監督:ミヒャエル・ハネケ
出演:ジャン=ルイ・トランティニャン、エマニュエル・リヴァ、イザベル・ユペール、アレクサンドル・タロー
原題:Amour
制作:オーストリア、フランス、ドイツ/2012
URL:http://www.ai-movie.jp/
場所:新宿武蔵野館
病床の配偶者を殺してしまう事件はよく「介護疲れ」と理由を付けられて報道されるのだけれど、そのうちのいくつかは伴侶の人間としての「尊厳」をおもんぱかった殺人なんじゃないかとおもう。その過程をミヒャエル・ハネケは淡々と静かに丁寧に描いている。このような映画を観てしまえば、やっぱり自分の死に方がどうあるべきか考えてしまう。
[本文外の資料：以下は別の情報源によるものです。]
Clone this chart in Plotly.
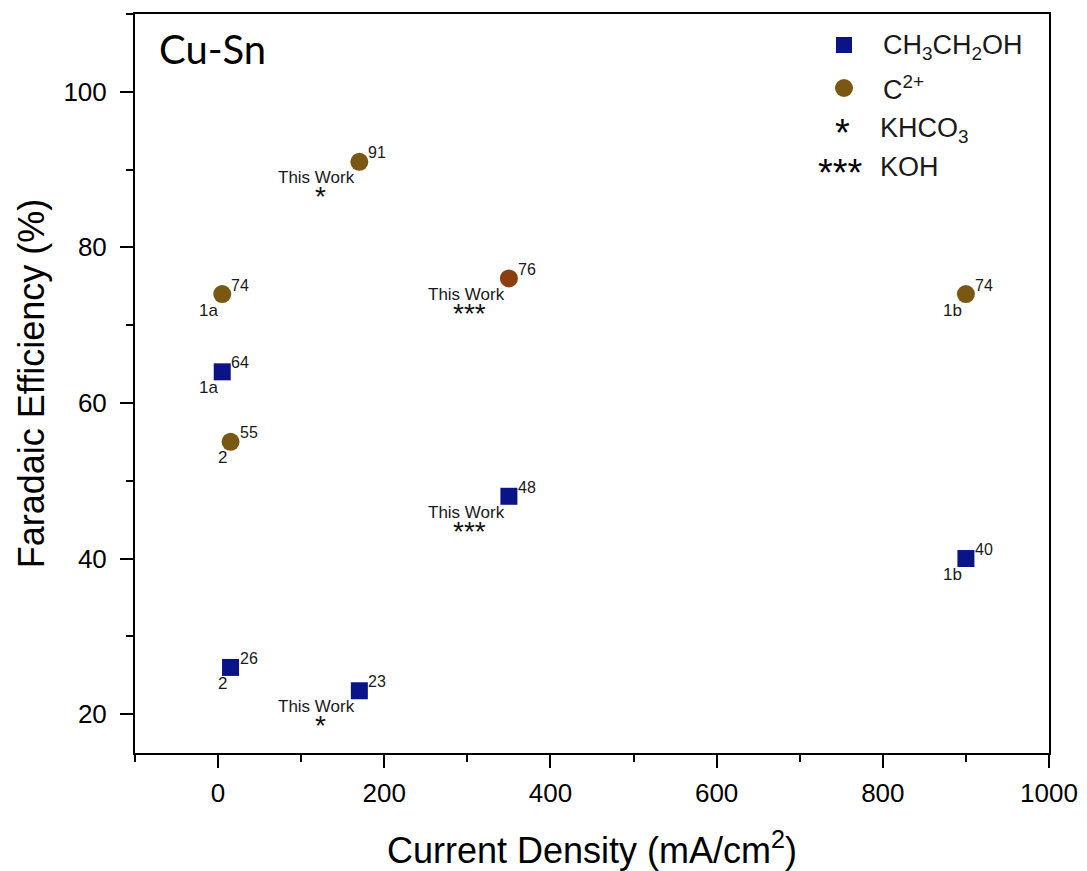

いろいろと問題点はあるのだろうけど自分としては安楽死には賛成で、リチャード・フライシャー監督のSF映画『ソイレント・グリーン』の中のエドワード・G・ロビンソンのように、老年と規定された年齢に達すれば「ホーム」(=公営安楽死施設)に行くことを自分の意思で決定できる世の中はそんなに悪くはないとはおもう。
脳の病気を患って、ひとつひとつと人間の機能が失われて行ってしまう様子を演じて見せたエマニュエル・リヴァが素晴らしかった。『世界にひとつのプレイブック』のジェニファー・ローレンスも良かったけど、アカデミー主演女優賞は彼女にあげたかった。